A quarter of landlords said they were likely to avoid properties with low Energy Performance Certificate (EPC) ratings when looking to add to their portfolio.
The research by Shawbrook Bank found nearly a third (30%) would buy a property that already has a C rating or above, and a further 24% said they were more likely to prioritise a property with the potential to reach C or above.
This is to make sure they did not have to make any alterations in line with proposed government changes to the minimum energy efficiency standard. These require properties being let to reach an EPC rating of C or above by 2025 for new rental properties, and by 2028 for all.
What challenges will EPC rating rules create for landlords?
Shawbrook explained, one of the challenges faced with these proposals was a significant portion of housing stock across the UK was built before 1940 and was therefore unlikely to be C-rated or above.
But as many as 15% of landlords wanted to play it really safe and said they would only buy properties built in the last 20 years.

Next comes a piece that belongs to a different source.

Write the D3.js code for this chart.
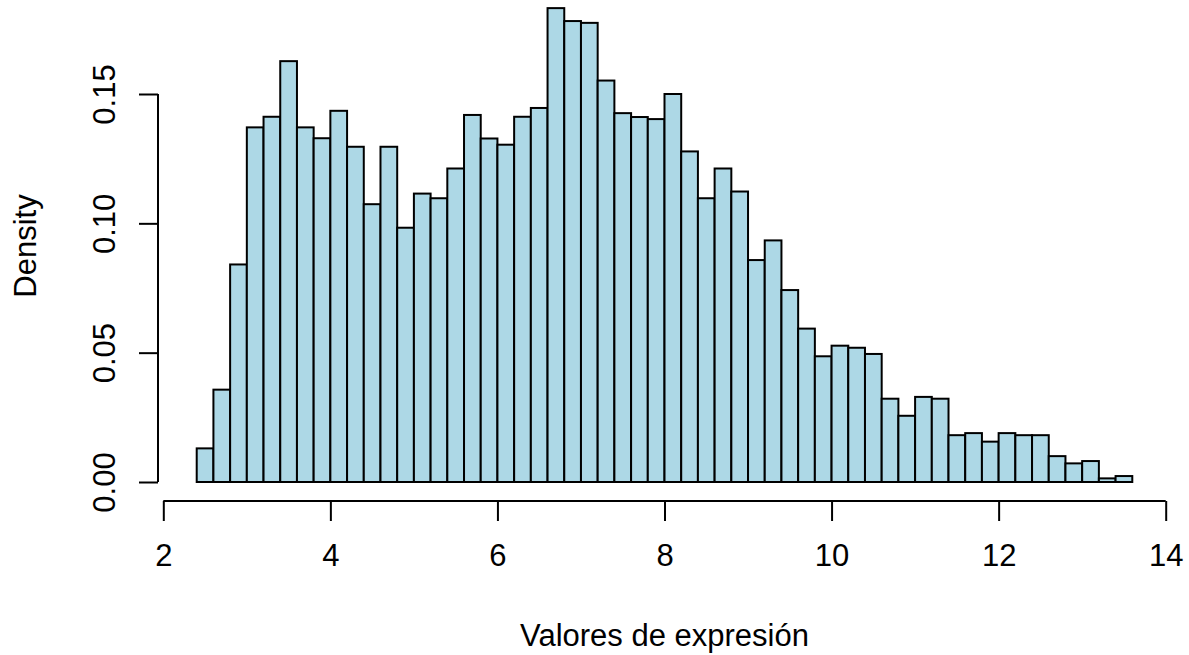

Emma Cox, MD of real estate at Shawbrook, said: “It’s concerning to think that a significant proportion of properties, within the Private Rental Sector, could fall out of favour due to poor EPC ratings and significant improvements needing to be made in a short period of time.
“The market has a responsibility to offer landlords more guidance on what the proposed legislation will mean for them, where to start with improvements, and how to sustainably finance the works.”
Shawbrook is offering a new Energy Efficiency Discount for buy-to-let customers with a low EPC rating.
Emma explained: “This incentive, that actively rewards customers when a property already had a rating of ‘C’ or above, will go some way to helping landlords become more energy efficient and help them to play an active role in contributing to a more sustainable future.”